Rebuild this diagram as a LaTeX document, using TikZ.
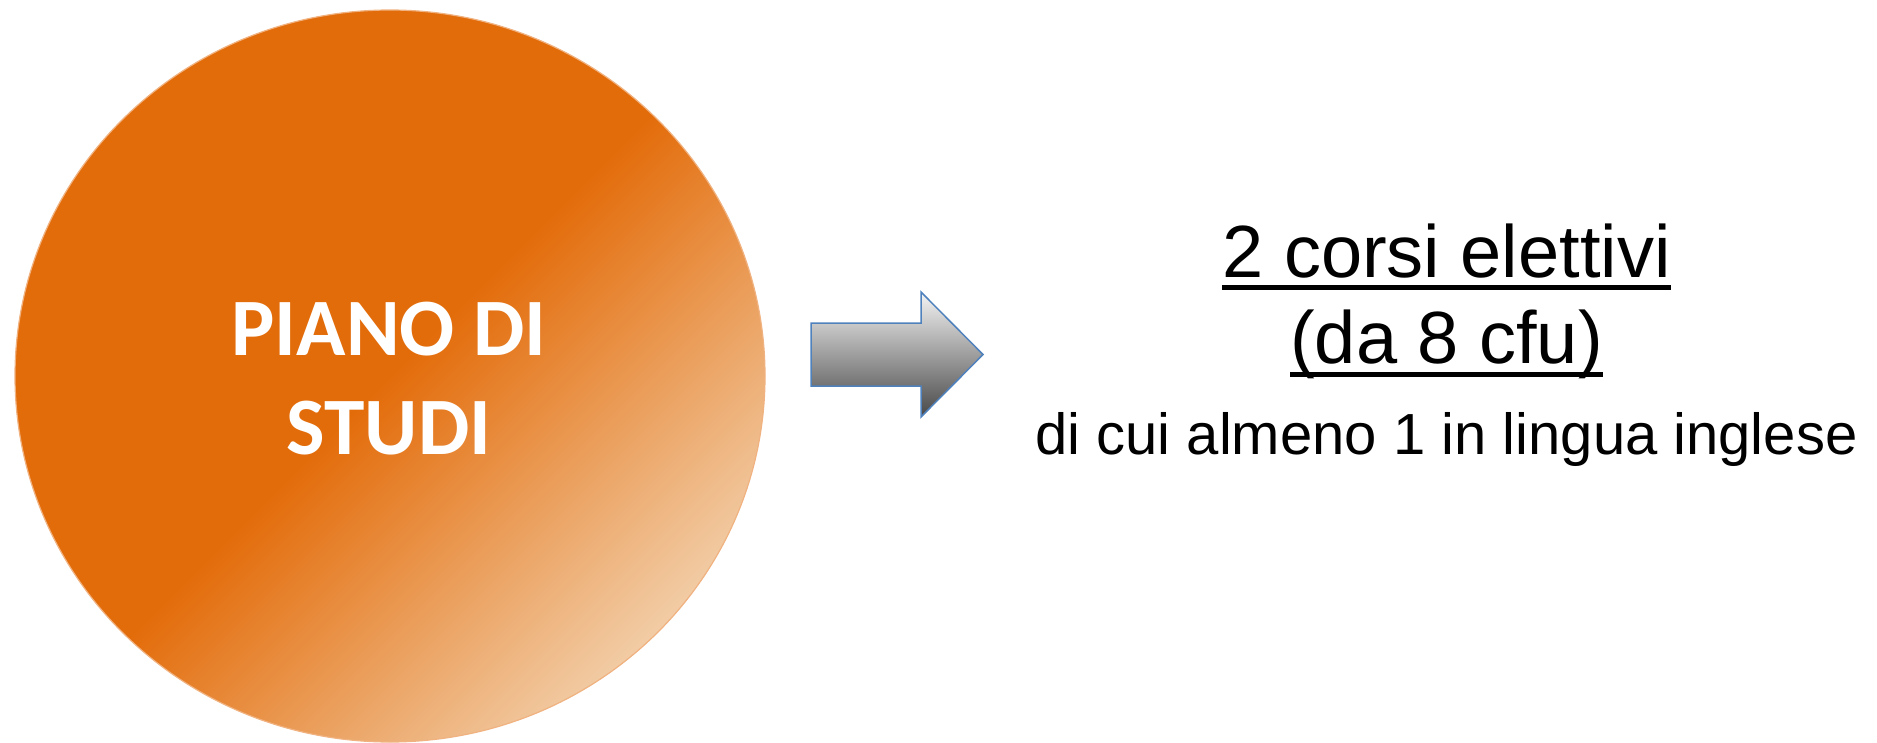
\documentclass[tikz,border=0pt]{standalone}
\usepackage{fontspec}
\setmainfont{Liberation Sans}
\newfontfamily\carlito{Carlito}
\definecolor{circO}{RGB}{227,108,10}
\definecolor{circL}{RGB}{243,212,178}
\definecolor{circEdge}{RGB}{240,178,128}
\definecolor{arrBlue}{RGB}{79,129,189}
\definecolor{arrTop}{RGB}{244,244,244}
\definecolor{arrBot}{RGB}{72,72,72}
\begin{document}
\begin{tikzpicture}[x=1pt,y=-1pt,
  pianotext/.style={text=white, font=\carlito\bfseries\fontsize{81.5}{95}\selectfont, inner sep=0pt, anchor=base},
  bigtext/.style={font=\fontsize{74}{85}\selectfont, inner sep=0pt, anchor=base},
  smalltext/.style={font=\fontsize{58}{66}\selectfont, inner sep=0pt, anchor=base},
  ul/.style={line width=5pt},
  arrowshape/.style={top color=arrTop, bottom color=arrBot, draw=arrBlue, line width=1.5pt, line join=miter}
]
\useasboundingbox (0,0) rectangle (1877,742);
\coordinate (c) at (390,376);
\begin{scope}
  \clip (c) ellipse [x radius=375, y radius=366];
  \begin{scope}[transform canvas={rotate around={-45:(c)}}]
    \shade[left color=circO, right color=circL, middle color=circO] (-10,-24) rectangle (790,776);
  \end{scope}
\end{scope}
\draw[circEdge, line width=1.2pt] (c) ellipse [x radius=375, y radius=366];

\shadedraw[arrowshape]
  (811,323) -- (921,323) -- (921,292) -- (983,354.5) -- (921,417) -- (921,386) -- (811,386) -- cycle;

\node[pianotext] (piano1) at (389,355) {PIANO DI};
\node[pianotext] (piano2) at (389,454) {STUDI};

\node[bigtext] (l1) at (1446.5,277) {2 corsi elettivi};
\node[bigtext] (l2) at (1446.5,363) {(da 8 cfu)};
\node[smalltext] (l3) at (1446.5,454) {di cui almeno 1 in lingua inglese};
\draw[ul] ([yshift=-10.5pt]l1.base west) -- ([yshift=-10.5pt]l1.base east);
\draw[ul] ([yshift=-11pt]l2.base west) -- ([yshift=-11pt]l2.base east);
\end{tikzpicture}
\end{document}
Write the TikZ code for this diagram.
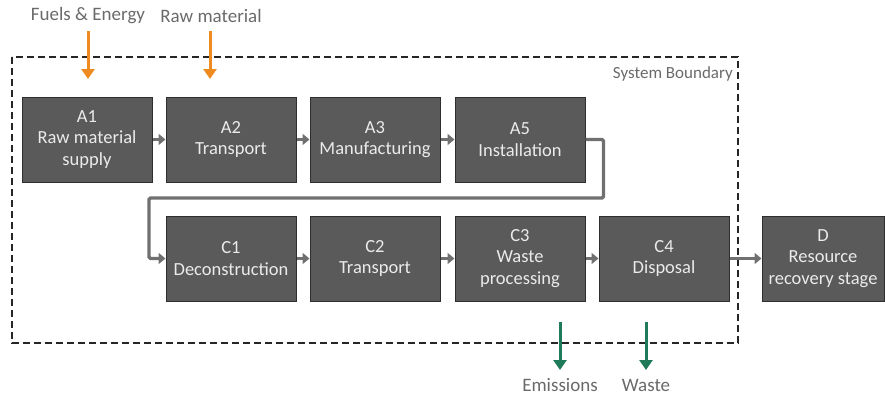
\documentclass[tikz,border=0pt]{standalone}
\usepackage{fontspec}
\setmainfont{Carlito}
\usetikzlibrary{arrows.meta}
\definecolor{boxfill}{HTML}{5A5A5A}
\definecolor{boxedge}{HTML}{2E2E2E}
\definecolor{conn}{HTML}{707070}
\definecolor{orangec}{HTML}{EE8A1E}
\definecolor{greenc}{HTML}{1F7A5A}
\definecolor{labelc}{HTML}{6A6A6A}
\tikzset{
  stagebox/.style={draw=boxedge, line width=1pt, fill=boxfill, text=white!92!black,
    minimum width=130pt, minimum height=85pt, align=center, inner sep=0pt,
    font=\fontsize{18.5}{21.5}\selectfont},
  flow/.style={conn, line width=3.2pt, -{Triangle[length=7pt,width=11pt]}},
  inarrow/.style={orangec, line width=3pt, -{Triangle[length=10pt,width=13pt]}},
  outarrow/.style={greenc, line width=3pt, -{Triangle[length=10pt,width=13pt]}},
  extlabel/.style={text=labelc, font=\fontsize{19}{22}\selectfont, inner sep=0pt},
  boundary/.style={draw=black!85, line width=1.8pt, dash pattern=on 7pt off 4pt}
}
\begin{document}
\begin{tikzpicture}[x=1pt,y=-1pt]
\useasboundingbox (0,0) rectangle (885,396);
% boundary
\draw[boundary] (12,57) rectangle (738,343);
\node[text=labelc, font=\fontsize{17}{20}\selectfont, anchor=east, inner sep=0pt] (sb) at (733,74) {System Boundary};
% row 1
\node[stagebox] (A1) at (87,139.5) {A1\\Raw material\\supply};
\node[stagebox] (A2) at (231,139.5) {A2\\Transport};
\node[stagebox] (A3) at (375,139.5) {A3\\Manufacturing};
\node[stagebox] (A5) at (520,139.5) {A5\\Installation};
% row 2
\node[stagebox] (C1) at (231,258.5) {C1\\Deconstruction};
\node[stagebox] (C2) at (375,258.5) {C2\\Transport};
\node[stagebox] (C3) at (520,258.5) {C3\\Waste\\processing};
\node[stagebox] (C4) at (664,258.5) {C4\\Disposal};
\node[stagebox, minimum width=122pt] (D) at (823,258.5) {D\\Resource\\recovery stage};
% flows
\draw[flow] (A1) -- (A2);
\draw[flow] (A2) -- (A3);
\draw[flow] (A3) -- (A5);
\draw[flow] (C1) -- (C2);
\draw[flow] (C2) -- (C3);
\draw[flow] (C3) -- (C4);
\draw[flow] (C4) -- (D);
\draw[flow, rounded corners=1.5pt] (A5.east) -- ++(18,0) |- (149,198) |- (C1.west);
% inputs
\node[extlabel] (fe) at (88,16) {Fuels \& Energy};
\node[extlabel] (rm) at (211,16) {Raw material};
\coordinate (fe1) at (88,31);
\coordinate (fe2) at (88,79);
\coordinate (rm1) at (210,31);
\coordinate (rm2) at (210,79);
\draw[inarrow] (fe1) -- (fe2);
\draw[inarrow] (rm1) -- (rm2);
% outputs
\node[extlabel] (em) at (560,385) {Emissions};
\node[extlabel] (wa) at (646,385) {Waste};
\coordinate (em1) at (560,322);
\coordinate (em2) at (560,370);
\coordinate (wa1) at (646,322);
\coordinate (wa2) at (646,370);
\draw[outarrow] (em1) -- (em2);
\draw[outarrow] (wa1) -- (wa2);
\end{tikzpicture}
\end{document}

* DIRECTION *
Omit the pictures, then quote the rest of the material above exactly.

* COMPLETE RESPONSE *
Rebuild this diagram as a LaTeX document, using TikZ.
\documentclass[tikz,border=0pt]{standalone}
\usepackage{fontspec}
\setmainfont{Liberation Sans}
\newfontfamily\carlito{Carlito}
\definecolor{circO}{RGB}{227,108,10}
\definecolor{circL}{RGB}{243,212,178}
\definecolor{circEdge}{RGB}{240,178,128}
\definecolor{arrBlue}{RGB}{79,129,189}
\definecolor{arrTop}{RGB}{244,244,244}
\definecolor{arrBot}{RGB}{72,72,72}
\begin{document}
\begin{tikzpicture}[x=1pt,y=-1pt,
  pianotext/.style={text=white, font=\carlito\bfseries\fontsize{81.5}{95}\selectfont, inner sep=0pt, anchor=base},
  bigtext/.style={font=\fontsize{74}{85}\selectfont, inner sep=0pt, anchor=base},
  smalltext/.style={font=\fontsize{58}{66}\selectfont, inner sep=0pt, anchor=base},
  ul/.style={line width=5pt},
  arrowshape/.style={top color=arrTop, bottom color=arrBot, draw=arrBlue, line width=1.5pt, line join=miter}
]
\useasboundingbox (0,0) rectangle (1877,742);
\coordinate (c) at (390,376);
\begin{scope}
  \clip (c) ellipse [x radius=375, y radius=366];
  \begin{scope}[transform canvas={rotate around={-45:(c)}}]
    \shade[left color=circO, right color=circL, middle color=circO] (-10,-24) rectangle (790,776);
  \end{scope}
\end{scope}
\draw[circEdge, line width=1.2pt] (c) ellipse [x radius=375, y radius=366];

\shadedraw[arrowshape]
  (811,323) -- (921,323) -- (921,292) -- (983,354.5) -- (921,417) -- (921,386) -- (811,386) -- cycle;

\node[pianotext] (piano1) at (389,355) {PIANO DI};
\node[pianotext] (piano2) at (389,454) {STUDI};

\node[bigtext] (l1) at (1446.5,277) {2 corsi elettivi};
\node[bigtext] (l2) at (1446.5,363) {(da 8 cfu)};
\node[smalltext] (l3) at (1446.5,454) {di cui almeno 1 in lingua inglese};
\draw[ul] ([yshift=-10.5pt]l1.base west) -- ([yshift=-10.5pt]l1.base east);
\draw[ul] ([yshift=-11pt]l2.base west) -- ([yshift=-11pt]l2.base east);
\end{tikzpicture}
\end{document}
Write the TikZ code for this diagram.
\documentclass[tikz,border=0pt]{standalone}
\usepackage{fontspec}
\setmainfont{Carlito}
\usetikzlibrary{arrows.meta}
\definecolor{boxfill}{HTML}{5A5A5A}
\definecolor{boxedge}{HTML}{2E2E2E}
\definecolor{conn}{HTML}{707070}
\definecolor{orangec}{HTML}{EE8A1E}
\definecolor{greenc}{HTML}{1F7A5A}
\definecolor{labelc}{HTML}{6A6A6A}
\tikzset{
  stagebox/.style={draw=boxedge, line width=1pt, fill=boxfill, text=white!92!black,
    minimum width=130pt, minimum height=85pt, align=center, inner sep=0pt,
    font=\fontsize{18.5}{21.5}\selectfont},
  flow/.style={conn, line width=3.2pt, -{Triangle[length=7pt,width=11pt]}},
  inarrow/.style={orangec, line width=3pt, -{Triangle[length=10pt,width=13pt]}},
  outarrow/.style={greenc, line width=3pt, -{Triangle[length=10pt,width=13pt]}},
  extlabel/.style={text=labelc, font=\fontsize{19}{22}\selectfont, inner sep=0pt},
  boundary/.style={draw=black!85, line width=1.8pt, dash pattern=on 7pt off 4pt}
}
\begin{document}
\begin{tikzpicture}[x=1pt,y=-1pt]
\useasboundingbox (0,0) rectangle (885,396);
% boundary
\draw[boundary] (12,57) rectangle (738,343);
\node[text=labelc, font=\fontsize{17}{20}\selectfont, anchor=east, inner sep=0pt] (sb) at (733,74) {System Boundary};
% row 1
\node[stagebox] (A1) at (87,139.5) {A1\\Raw material\\supply};
\node[stagebox] (A2) at (231,139.5) {A2\\Transport};
\node[stagebox] (A3) at (375,139.5) {A3\\Manufacturing};
\node[stagebox] (A5) at (520,139.5) {A5\\Installation};
% row 2
\node[stagebox] (C1) at (231,258.5) {C1\\Deconstruction};
\node[stagebox] (C2) at (375,258.5) {C2\\Transport};
\node[stagebox] (C3) at (520,258.5) {C3\\Waste\\processing};
\node[stagebox] (C4) at (664,258.5) {C4\\Disposal};
\node[stagebox, minimum width=122pt] (D) at (823,258.5) {D\\Resource\\recovery stage};
% flows
\draw[flow] (A1) -- (A2);
\draw[flow] (A2) -- (A3);
\draw[flow] (A3) -- (A5);
\draw[flow] (C1) -- (C2);
\draw[flow] (C2) -- (C3);
\draw[flow] (C3) -- (C4);
\draw[flow] (C4) -- (D);
\draw[flow, rounded corners=1.5pt] (A5.east) -- ++(18,0) |- (149,198) |- (C1.west);
% inputs
\node[extlabel] (fe) at (88,16) {Fuels \& Energy};
\node[extlabel] (rm) at (211,16) {Raw material};
\coordinate (fe1) at (88,31);
\coordinate (fe2) at (88,79);
\coordinate (rm1) at (210,31);
\coordinate (rm2) at (210,79);
\draw[inarrow] (fe1) -- (fe2);
\draw[inarrow] (rm1) -- (rm2);
% outputs
\node[extlabel] (em) at (560,385) {Emissions};
\node[extlabel] (wa) at (646,385) {Waste};
\coordinate (em1) at (560,322);
\coordinate (em2) at (560,370);
\coordinate (wa1) at (646,322);
\coordinate (wa2) at (646,370);
\draw[outarrow] (em1) -- (em2);
\draw[outarrow] (wa1) -- (wa2);
\end{tikzpicture}
\end{document}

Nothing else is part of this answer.